Uma das funções mais essenciais de uma constituição é habilitar que o conflito e a disputa política, inerentes a toda sociedade, possam ser institucionalmente processados. Para isso servem as eleições, os partidos, os parlamentos com suas barganhas inomináveis e um sistema subsidiário de resolução de conflitos, que é o Judiciário. Assim, por mais extremos que sejam os desacordos entre os diversos atores sociais e mesmo entre as instituições responsáveis por canalizar seus conflitos, enquanto esses desacordos estiverem sendo razoavelmente metabolizados institucionalmente, não há que se falar em crise constitucional.

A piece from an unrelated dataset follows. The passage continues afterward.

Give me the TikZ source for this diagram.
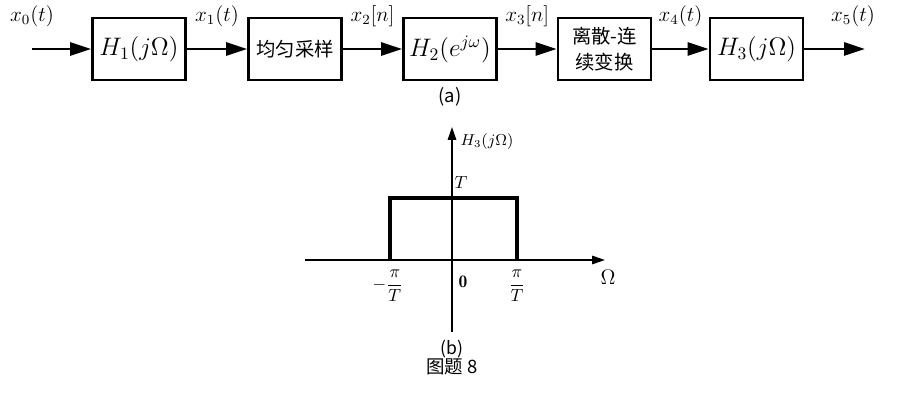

Em caso de crises políticas graves, as democracias constitucionais contam ainda com mecanismos institucionais especiais, como o estado de sítio, a intervenção federal ou o próprio impeachment, que devem ser disparados quando os instrumentos ordinários não se demonstram mais eficientes para estabilizá-las. A ativação desses mecanismos designa um agravamento da crise política, mas não necessariamente uma crise constitucional.
É natural que no momento em que esses instrumentos, pouco utilizados na vida política ordinária, entram em ação, surja uma dura disputa interpretativa sobre como estão sendo implementados. É exatamente este tipo de disputa narrativa que parece ter se acirrado após a decisão do Senado Federal.
De um lado, Senado e Câmara estão sendo acusados de terem dado um golpe na Constituição e no eleitorado ao ter cassado, sem base na lei, o mandato popular que foi legitimamente conferido à ex-presidente. De outro lado, o Senado também é acusado de estar violando a Constituição ao fatiar a votação e deixar de suspender os direitos políticos da ex-presidente, destituída do poder por fraudar as condições para o seu exercício.
Essa guerra de narrativas constitucionais vai muito além de uma mera discordância jurídica sobre o modo como se comportou o parlamento. O Supremo, em menos de 24 horas, foi convocado para julgar qual dessas narrativas mais se conforma à estrutura e ao sentido da Constituição. Embora isso demonstre a clara falta de confiança no Senado como agente especial para a solução da crise política, também aponta que os atores em disputa continuam investindo nos canais institucionais para a resolução de seus conflitos.
Ainda que o Supremo tenha uma jurisprudência razoavelmente assentada sobre os limites da sua interferência no processo de impeachment, a enxurrada de ações o obrigará a revisitar até onde será deferente ao Senado, ainda que dele discorde, e a partir de que momento se permitirá rever os atos do Senado.
A questão fundamental é se a decisão do Supremo, qualquer que seja, será capaz de amenizar a atual guerra de narrativas, recompondo a lealdade constitucional, ou se acentuará o esgarçamento do diálogo político, intensificando os conflitos sociais e o desafio à institucionalidade. Se isso ocorrer, saberemos que a grave crise política terá se transformado numa verdadeira crise constitucional. Creio, no entanto, que nosso constitucionalismo se demonstrará mais uma vez resiliente.